What to produce: Wherever the word "this" appears in a line, copy that line.

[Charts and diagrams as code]
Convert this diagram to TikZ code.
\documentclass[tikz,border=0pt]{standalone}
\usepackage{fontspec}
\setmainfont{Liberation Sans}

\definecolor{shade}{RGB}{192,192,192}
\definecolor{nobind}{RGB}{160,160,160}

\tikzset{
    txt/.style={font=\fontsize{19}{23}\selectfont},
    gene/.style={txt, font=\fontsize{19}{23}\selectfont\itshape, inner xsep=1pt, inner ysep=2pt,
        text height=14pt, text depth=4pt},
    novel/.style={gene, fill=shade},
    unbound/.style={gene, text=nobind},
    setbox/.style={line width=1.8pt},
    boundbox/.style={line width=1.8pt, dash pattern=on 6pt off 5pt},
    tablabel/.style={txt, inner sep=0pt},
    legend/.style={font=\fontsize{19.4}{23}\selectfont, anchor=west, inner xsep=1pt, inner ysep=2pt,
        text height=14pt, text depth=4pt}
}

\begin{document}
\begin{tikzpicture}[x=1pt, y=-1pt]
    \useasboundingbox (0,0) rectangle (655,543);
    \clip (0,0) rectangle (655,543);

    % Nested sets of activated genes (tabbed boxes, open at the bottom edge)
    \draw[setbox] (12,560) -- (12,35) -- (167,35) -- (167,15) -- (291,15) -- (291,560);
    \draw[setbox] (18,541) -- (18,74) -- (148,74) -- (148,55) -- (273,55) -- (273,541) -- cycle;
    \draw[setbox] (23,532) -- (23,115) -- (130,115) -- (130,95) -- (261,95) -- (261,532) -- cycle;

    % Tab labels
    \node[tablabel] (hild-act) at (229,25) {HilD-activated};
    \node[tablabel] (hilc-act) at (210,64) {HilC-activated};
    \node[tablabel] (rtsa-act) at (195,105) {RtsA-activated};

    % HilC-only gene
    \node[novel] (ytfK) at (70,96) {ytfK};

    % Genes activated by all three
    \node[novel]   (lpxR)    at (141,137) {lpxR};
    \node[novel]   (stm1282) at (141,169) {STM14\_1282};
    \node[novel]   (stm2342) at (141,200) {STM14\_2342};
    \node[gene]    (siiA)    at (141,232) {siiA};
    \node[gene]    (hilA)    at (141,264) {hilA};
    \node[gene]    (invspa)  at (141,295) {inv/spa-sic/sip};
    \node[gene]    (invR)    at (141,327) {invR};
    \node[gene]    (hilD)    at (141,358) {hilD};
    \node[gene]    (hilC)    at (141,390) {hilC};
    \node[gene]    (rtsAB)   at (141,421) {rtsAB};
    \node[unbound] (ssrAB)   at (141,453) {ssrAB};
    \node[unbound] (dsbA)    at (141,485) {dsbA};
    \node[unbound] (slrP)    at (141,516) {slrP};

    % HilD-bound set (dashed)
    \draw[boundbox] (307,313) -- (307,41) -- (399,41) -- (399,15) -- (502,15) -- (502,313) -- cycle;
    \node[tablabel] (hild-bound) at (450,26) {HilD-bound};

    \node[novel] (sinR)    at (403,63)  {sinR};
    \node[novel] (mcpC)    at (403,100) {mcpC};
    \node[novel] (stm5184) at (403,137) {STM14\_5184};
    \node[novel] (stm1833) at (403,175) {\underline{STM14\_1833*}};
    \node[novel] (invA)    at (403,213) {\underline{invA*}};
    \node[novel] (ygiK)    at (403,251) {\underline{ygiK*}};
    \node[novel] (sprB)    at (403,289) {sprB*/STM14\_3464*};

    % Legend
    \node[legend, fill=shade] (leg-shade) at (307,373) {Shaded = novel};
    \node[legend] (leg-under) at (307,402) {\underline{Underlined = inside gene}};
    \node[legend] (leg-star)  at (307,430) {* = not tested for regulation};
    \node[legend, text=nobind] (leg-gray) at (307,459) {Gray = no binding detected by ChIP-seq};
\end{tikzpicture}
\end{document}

==

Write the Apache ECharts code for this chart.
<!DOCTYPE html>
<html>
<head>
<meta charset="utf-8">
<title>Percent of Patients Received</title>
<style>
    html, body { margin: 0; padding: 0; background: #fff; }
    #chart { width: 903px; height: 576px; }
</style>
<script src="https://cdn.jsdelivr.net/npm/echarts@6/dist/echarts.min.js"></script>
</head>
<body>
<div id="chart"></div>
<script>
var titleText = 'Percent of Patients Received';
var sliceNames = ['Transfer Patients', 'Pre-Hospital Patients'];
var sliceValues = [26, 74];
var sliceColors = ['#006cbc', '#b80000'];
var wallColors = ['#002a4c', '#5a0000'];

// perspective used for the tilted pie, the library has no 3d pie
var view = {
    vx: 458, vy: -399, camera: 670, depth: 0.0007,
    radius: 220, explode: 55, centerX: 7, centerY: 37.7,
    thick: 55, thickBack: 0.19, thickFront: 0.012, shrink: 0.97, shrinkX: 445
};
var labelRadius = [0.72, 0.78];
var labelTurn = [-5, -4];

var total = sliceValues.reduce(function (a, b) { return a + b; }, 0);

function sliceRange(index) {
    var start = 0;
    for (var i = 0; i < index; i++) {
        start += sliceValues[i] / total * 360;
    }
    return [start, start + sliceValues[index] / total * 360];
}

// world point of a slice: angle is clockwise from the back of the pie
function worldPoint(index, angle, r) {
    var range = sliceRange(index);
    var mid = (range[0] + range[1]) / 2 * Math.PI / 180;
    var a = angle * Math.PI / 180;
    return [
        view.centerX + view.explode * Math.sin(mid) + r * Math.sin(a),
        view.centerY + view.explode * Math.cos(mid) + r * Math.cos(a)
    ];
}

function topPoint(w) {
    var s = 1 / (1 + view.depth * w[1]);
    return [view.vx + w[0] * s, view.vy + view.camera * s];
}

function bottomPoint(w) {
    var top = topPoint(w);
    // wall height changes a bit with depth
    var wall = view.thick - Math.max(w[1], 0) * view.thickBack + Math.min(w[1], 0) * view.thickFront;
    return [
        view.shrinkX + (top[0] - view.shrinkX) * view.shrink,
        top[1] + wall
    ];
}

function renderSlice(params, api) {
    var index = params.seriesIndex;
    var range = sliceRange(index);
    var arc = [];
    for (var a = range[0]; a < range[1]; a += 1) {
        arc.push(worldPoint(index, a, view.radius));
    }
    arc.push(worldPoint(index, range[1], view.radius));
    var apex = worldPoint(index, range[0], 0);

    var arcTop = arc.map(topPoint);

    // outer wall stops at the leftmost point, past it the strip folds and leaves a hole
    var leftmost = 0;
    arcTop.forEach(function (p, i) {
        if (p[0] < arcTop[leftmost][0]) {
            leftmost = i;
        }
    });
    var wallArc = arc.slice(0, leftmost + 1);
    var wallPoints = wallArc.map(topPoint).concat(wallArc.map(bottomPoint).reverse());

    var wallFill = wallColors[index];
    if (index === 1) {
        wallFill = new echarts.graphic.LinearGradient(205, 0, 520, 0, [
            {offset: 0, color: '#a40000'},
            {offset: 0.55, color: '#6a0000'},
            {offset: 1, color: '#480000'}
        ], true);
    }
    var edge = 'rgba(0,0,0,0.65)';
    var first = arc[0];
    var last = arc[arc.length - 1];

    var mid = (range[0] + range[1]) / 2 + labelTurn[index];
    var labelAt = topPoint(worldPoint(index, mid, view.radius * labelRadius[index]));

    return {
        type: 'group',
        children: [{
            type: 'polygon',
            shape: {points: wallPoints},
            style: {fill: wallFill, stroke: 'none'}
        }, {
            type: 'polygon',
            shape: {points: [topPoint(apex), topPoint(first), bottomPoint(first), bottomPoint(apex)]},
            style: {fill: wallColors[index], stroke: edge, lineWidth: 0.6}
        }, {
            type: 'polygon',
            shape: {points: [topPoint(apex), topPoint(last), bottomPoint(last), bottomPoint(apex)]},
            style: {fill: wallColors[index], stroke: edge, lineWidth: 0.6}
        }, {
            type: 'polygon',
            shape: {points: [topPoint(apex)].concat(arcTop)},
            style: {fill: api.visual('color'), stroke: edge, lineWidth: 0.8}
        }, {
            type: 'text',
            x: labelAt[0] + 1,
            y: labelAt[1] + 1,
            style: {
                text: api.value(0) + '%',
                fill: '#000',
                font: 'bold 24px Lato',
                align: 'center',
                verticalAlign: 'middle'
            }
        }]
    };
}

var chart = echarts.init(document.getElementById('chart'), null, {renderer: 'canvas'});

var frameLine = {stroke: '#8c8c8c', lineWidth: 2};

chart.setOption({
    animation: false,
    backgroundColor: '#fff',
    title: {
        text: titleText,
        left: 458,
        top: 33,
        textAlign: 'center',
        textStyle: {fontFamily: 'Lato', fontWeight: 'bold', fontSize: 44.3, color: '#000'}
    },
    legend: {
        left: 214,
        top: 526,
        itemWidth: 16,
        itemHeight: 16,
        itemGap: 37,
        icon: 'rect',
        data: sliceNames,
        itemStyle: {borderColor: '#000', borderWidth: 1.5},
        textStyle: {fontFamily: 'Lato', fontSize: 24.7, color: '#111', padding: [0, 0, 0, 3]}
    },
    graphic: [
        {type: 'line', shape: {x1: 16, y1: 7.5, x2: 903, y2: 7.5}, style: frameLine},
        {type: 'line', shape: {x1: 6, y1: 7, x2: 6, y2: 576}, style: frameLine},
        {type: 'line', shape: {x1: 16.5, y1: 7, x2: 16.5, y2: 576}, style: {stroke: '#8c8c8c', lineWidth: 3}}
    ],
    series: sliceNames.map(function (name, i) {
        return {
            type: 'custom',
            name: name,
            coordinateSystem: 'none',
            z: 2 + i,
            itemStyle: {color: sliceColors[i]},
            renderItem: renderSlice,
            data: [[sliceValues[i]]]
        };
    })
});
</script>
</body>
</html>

Exercise result:
Convert this diagram to TikZ code.
Write the Apache ECharts code for this chart.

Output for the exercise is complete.